DATASET EXTRACT
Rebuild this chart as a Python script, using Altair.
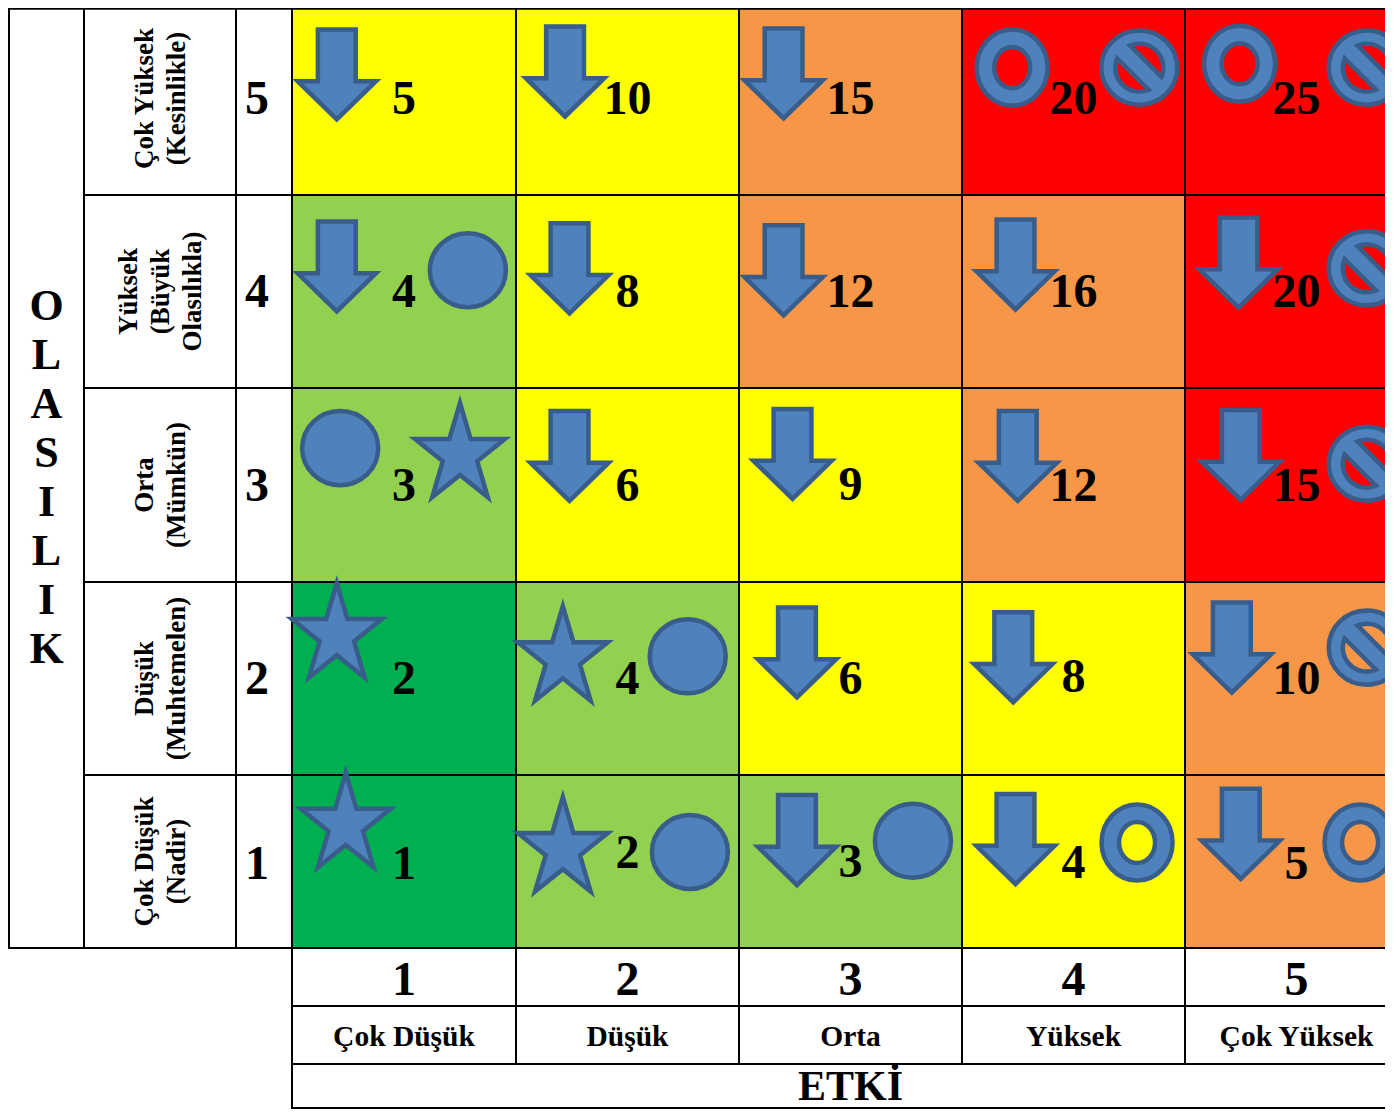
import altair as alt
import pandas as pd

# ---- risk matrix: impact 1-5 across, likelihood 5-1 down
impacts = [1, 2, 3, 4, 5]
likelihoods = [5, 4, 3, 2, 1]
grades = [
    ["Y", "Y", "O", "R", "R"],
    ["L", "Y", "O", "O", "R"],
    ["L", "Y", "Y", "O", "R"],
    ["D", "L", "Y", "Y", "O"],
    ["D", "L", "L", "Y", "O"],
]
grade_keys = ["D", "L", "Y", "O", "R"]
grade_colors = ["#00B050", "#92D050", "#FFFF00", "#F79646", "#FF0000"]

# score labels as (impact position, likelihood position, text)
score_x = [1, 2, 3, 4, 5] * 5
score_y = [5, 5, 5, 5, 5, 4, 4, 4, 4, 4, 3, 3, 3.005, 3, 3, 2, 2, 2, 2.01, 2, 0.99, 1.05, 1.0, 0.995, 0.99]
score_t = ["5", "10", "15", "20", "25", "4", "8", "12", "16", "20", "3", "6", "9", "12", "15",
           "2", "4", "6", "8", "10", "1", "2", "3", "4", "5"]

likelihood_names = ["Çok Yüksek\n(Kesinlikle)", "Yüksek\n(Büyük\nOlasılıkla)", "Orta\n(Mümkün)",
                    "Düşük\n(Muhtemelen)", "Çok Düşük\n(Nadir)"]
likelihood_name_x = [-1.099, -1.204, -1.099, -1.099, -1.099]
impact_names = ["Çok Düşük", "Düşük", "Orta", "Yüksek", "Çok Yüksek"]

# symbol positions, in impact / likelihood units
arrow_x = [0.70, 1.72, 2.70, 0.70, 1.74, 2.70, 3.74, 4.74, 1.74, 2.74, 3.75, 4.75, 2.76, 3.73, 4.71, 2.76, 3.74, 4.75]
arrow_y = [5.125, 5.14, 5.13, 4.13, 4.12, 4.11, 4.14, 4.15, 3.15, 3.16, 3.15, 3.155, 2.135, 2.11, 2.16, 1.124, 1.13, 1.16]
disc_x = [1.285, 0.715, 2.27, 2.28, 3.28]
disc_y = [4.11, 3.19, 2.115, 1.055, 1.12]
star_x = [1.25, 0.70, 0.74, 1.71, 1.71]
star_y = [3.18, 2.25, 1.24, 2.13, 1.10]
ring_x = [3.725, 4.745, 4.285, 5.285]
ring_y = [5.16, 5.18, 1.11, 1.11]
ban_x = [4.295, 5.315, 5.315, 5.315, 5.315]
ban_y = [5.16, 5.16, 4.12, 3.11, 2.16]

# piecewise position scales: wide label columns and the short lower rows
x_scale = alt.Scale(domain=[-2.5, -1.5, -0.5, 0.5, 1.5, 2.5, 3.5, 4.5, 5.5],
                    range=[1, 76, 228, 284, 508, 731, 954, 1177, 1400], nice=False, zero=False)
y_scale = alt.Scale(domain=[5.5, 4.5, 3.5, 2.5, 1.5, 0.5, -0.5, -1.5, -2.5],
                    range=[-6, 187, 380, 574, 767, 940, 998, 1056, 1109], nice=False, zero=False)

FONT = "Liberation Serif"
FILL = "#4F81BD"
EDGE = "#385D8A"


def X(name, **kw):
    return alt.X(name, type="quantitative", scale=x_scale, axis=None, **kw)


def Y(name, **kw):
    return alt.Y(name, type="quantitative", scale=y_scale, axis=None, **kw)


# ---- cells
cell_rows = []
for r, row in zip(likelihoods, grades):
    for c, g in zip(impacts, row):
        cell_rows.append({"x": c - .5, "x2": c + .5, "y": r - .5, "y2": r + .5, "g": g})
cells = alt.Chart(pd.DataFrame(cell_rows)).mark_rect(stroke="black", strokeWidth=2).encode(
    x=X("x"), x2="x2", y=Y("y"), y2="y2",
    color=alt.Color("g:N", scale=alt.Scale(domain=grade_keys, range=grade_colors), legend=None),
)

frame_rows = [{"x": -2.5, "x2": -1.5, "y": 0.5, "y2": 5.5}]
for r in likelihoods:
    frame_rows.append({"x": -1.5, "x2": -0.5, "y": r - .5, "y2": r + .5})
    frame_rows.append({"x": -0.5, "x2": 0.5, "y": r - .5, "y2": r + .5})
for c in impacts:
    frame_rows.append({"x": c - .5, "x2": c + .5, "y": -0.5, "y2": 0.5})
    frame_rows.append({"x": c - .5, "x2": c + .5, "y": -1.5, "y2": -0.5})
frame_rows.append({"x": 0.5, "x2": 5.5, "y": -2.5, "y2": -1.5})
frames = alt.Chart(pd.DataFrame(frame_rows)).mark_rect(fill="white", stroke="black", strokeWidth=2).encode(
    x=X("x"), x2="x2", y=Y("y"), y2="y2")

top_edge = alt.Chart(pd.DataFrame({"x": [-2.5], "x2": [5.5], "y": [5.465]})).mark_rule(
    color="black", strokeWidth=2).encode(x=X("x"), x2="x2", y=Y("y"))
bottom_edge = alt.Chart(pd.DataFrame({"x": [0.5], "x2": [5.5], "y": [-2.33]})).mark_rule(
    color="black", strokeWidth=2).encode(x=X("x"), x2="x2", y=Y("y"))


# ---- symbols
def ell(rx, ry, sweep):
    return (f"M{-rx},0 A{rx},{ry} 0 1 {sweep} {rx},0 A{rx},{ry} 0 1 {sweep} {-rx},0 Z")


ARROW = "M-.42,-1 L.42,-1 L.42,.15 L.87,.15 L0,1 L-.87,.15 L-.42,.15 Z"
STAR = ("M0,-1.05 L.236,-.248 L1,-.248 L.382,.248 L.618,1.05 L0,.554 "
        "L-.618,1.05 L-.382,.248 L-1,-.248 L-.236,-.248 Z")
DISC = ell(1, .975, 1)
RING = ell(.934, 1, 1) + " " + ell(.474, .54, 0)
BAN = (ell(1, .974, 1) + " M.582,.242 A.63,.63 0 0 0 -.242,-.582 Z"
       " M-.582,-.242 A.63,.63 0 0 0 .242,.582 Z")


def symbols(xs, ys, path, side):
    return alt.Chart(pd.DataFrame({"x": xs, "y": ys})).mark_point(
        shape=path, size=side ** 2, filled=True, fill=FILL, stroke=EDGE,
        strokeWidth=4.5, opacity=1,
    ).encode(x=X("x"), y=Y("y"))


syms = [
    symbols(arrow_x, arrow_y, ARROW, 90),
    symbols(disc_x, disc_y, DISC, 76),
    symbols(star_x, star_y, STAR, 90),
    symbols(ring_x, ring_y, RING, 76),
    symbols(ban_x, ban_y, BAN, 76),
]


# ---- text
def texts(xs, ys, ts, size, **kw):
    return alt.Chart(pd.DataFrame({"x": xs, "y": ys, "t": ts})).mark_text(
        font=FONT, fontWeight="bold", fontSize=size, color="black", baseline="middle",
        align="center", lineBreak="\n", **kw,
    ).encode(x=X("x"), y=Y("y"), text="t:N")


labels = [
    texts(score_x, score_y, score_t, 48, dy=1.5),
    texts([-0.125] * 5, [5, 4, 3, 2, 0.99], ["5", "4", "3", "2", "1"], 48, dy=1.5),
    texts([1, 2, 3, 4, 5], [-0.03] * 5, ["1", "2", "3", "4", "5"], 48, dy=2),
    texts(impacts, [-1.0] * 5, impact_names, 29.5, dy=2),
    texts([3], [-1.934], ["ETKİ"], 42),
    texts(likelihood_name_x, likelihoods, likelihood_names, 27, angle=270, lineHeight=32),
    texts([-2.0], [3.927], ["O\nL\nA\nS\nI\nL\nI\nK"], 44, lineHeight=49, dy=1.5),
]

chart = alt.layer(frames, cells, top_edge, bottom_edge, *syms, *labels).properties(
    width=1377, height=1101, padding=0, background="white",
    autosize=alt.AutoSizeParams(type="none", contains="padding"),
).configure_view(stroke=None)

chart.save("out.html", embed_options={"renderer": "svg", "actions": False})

TASK OBJECTIVE
Return only the lines from the start of the data through the line that contains "import pandas as pd", please, copying them exactly and omitting all pictures.

TASK RESULT
Rebuild this chart as a Python script, using Altair.
import altair as alt
import pandas as pd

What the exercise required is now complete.